I don't use his vertColor nonsense (I pass through gl_Color to gl_frontColor) but I have noticed that if position is different, heading, pitch and roll seem to rotate the scene around the origin rather than the position. Obviously this isn't evident if you haven't moved.

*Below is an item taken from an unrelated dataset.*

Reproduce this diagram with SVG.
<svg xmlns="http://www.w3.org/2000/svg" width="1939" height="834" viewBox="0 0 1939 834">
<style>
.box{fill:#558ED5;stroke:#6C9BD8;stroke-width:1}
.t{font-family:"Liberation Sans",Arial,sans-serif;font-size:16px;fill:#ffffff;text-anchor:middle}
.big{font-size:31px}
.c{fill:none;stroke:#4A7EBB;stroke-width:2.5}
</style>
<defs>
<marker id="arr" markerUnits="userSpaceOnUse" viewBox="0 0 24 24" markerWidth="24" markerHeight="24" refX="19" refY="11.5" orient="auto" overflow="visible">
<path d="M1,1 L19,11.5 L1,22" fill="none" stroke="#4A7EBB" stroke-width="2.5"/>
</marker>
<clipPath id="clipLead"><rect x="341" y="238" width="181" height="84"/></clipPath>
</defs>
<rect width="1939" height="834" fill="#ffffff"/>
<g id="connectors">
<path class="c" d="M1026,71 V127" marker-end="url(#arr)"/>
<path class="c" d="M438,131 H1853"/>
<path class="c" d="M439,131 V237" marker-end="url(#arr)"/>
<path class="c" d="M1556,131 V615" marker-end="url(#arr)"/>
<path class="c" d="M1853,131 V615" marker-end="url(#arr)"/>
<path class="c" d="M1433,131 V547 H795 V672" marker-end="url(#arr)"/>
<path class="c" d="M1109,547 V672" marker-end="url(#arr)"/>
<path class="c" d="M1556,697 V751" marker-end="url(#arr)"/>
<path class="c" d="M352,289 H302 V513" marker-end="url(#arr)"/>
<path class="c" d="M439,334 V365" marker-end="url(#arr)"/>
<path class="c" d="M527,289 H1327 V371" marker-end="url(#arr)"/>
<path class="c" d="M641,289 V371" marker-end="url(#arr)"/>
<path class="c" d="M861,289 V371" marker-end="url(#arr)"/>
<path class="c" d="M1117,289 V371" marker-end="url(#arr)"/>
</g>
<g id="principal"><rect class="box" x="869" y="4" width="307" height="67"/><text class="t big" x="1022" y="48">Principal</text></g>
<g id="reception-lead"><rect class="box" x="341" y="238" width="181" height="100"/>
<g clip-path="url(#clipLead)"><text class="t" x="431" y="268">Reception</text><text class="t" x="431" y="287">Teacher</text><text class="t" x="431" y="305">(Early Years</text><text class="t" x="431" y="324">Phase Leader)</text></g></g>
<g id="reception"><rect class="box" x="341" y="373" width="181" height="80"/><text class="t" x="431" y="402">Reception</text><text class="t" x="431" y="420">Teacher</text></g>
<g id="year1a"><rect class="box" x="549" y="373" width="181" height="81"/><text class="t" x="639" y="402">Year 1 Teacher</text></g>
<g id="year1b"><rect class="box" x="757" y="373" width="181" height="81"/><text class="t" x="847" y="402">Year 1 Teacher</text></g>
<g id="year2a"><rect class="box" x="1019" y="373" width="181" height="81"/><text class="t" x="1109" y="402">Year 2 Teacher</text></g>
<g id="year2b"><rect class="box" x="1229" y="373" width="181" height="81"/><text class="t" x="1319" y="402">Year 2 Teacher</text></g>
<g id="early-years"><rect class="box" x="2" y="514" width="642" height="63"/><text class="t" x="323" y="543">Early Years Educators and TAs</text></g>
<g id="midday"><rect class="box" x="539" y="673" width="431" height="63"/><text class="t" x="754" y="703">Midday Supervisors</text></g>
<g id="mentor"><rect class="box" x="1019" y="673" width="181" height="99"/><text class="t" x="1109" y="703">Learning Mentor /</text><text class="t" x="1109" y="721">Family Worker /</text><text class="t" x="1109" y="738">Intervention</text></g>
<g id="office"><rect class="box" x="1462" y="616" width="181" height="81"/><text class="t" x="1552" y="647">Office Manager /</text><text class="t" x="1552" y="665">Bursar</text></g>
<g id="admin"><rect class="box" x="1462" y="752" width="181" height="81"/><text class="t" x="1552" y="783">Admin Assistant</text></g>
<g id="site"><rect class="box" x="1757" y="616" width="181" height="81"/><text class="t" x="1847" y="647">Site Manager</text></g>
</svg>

To reiterate my question, what changes do I need to make to this matrix math to factor in the current position into the rotations? With his math a particular yaw value (for instance, .5 radians) still rotates the vertices to the same position no matter what the camera position is. Thus you get the weird effect of rotating objects 'into' you when you approach them to one side and try to look around.

My thought was something like:

`uniform vec3 pos;`

uniform vec3 rot;

varying vec4 vertColor;

void main(){

mat4x4 position=mat4x4(1.0);

position[3].x=pos.x;

position[3].y=pos.y;

position[3].z=pos.z;

mat4x4 heading=mat4x4(1.0);

heading[0][0]=cos(rot.y);

heading[0][2]=-(sin(rot.y));

heading[2][0]=sin(rot.y);

heading[2][2]=cos(rot.y);

heading[3][0]=pos.x;

heading[3][1]=pos.y;

heading[3][2]=pos.z;

mat4x4 pitch=mat4x4(1.0);

pitch[1][1]=cos(rot.x);

pitch[1][2]=sin(rot.x);

pitch[2][1]=-(sin(rot.x));

pitch[2][2]=cos(rot.x);

pitch[3][0]=pos.x;

pitch[3][1]=pos.y;

pitch[3][2]=pos.z;

mat4x4 roll=mat4x4(1.0);

roll[0][0]=cos(rot.z);

roll[0][1]=sin(rot.z);

roll[1][0]=-(sin(rot.z));

roll[1][1]=cos(rot.z);

roll[3][0]=pos.x;

roll[3][1]=pos.y;

roll[3][2]=pos.z;

gl_Position= gl_ModelViewProjectionMatrix*position*heading*pitch*roll*gl_Vertex;

vertColor = vec4(0.6,0.5,0.3,1.0f);

}

Also ultimately I'm trying to make the math as efficient as possible, but first I'd just like it to work the way it 'feels' it should vis a vis moving around in a 3d scene.